**THE EXERCISE**: Repeat, exactly and only, the lines from the beginning of the data through the line with "import plotly.graph_objects as go". Pictures are left out.

**COLLECTED DATA**:

● ● ● ● ●

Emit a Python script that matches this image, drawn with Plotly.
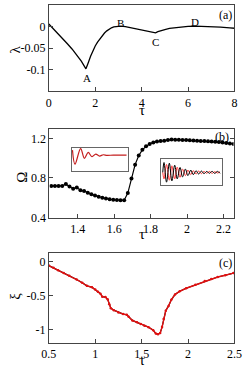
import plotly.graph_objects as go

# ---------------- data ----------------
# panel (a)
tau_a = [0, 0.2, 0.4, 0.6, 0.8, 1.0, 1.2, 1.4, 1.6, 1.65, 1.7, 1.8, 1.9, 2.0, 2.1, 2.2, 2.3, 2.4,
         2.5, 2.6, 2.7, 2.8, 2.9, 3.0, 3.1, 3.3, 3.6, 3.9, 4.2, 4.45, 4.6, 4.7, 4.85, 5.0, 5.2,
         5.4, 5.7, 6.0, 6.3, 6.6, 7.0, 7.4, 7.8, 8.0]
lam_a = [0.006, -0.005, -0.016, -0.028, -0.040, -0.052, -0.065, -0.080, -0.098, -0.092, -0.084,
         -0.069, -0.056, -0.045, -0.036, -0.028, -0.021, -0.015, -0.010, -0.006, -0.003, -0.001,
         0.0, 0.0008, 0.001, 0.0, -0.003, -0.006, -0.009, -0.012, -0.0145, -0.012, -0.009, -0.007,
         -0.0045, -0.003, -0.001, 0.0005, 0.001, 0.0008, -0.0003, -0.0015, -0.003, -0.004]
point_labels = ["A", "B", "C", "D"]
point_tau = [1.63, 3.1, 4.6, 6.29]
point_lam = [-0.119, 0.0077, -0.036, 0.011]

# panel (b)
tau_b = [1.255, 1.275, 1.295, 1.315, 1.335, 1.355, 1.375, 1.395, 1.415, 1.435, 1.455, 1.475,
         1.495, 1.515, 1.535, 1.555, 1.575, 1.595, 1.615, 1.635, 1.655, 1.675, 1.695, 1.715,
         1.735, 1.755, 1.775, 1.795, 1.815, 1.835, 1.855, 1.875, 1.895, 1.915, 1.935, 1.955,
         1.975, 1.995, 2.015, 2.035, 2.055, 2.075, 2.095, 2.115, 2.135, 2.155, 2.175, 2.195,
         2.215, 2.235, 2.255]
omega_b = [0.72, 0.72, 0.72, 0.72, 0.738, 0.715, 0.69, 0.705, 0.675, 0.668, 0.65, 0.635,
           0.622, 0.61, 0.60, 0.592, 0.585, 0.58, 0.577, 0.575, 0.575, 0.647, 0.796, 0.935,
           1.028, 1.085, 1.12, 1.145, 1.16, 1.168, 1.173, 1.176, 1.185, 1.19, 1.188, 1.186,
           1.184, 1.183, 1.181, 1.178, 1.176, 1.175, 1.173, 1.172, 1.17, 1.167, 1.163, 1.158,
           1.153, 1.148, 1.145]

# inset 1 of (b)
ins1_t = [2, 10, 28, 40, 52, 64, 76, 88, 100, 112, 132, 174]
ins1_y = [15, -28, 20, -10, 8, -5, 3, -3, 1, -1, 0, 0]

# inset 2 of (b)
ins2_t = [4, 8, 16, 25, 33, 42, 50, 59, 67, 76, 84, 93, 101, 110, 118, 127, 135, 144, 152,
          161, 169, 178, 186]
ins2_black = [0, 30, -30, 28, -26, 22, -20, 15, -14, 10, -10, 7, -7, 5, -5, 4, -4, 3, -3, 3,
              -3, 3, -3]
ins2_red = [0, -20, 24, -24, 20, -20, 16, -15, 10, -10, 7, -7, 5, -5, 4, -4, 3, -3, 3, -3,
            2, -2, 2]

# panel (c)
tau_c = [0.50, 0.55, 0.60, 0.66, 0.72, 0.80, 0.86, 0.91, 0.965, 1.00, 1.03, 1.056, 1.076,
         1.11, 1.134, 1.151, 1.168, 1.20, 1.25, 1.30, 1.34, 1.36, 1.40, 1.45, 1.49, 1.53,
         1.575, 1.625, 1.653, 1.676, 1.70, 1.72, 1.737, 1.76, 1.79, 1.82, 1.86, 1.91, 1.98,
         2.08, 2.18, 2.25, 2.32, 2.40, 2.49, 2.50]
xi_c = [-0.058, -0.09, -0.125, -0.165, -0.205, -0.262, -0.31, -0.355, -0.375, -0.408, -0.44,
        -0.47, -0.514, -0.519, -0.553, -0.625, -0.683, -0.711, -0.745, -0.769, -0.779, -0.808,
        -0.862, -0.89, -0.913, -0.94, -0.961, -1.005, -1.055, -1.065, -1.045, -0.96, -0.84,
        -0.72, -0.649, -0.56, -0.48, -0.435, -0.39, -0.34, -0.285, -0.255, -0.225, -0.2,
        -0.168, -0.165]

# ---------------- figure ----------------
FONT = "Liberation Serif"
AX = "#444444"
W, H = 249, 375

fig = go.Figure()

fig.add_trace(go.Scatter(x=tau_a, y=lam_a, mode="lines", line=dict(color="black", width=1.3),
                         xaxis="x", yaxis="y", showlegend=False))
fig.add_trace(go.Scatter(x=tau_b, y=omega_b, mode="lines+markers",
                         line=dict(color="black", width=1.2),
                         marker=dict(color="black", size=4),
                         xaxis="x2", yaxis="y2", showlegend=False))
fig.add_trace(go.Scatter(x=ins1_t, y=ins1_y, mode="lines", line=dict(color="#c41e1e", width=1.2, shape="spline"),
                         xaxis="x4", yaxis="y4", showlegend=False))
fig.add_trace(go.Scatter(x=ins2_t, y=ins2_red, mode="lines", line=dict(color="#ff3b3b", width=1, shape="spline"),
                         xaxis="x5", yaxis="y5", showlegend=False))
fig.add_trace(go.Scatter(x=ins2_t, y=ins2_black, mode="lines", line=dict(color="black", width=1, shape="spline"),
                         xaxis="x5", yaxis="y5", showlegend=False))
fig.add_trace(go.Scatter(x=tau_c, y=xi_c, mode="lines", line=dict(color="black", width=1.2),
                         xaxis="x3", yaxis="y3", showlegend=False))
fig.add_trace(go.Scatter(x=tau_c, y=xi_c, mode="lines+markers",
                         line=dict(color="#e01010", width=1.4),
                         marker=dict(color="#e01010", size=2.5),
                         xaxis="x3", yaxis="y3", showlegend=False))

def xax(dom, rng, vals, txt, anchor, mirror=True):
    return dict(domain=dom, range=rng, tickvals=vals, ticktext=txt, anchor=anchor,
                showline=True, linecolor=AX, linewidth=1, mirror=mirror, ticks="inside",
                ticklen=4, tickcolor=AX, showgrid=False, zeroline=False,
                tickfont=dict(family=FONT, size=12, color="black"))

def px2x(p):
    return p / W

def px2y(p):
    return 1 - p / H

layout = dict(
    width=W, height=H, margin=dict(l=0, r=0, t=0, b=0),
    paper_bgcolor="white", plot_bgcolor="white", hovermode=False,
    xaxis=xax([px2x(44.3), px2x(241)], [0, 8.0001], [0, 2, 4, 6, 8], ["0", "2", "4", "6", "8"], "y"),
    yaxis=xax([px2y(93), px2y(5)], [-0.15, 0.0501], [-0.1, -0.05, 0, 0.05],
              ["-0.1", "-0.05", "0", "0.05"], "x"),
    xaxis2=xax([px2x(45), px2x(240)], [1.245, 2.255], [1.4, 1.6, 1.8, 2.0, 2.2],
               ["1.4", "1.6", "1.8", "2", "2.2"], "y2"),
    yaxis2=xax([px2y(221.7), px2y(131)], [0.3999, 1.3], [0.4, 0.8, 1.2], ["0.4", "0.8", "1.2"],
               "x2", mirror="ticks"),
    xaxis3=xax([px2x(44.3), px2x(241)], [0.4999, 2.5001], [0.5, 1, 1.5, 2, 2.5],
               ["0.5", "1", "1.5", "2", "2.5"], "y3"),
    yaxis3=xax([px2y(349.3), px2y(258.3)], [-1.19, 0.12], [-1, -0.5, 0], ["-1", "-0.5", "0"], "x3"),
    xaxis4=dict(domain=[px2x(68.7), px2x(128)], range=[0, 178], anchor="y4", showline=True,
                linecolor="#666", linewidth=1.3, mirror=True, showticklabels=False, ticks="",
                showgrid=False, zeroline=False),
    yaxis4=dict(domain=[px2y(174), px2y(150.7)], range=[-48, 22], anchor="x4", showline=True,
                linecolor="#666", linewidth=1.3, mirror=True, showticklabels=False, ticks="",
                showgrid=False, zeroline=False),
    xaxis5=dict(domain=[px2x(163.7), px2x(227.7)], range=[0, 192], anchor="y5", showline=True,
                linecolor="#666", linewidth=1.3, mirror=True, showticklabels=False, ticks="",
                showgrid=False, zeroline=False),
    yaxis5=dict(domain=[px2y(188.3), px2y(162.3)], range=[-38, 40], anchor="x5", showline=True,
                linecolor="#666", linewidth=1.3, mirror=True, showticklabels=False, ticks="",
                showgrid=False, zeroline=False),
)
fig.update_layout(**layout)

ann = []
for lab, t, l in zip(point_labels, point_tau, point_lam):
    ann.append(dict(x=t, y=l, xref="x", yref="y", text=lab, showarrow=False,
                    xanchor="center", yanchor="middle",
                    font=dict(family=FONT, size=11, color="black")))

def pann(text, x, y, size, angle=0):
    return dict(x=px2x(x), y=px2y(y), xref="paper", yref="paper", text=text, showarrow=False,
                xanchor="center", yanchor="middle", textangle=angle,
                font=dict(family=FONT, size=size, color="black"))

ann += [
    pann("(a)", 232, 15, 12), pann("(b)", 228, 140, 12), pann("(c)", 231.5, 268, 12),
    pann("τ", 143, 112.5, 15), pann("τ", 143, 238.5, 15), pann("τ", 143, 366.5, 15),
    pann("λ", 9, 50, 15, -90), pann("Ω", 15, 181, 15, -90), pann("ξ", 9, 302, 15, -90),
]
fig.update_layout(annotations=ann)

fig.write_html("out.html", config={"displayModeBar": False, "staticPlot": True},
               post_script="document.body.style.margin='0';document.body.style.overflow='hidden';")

● ● ● ● ●

**SOLUTION**:
Emit a Python script that matches this image, drawn with Plotly.
import plotly.graph_objects as go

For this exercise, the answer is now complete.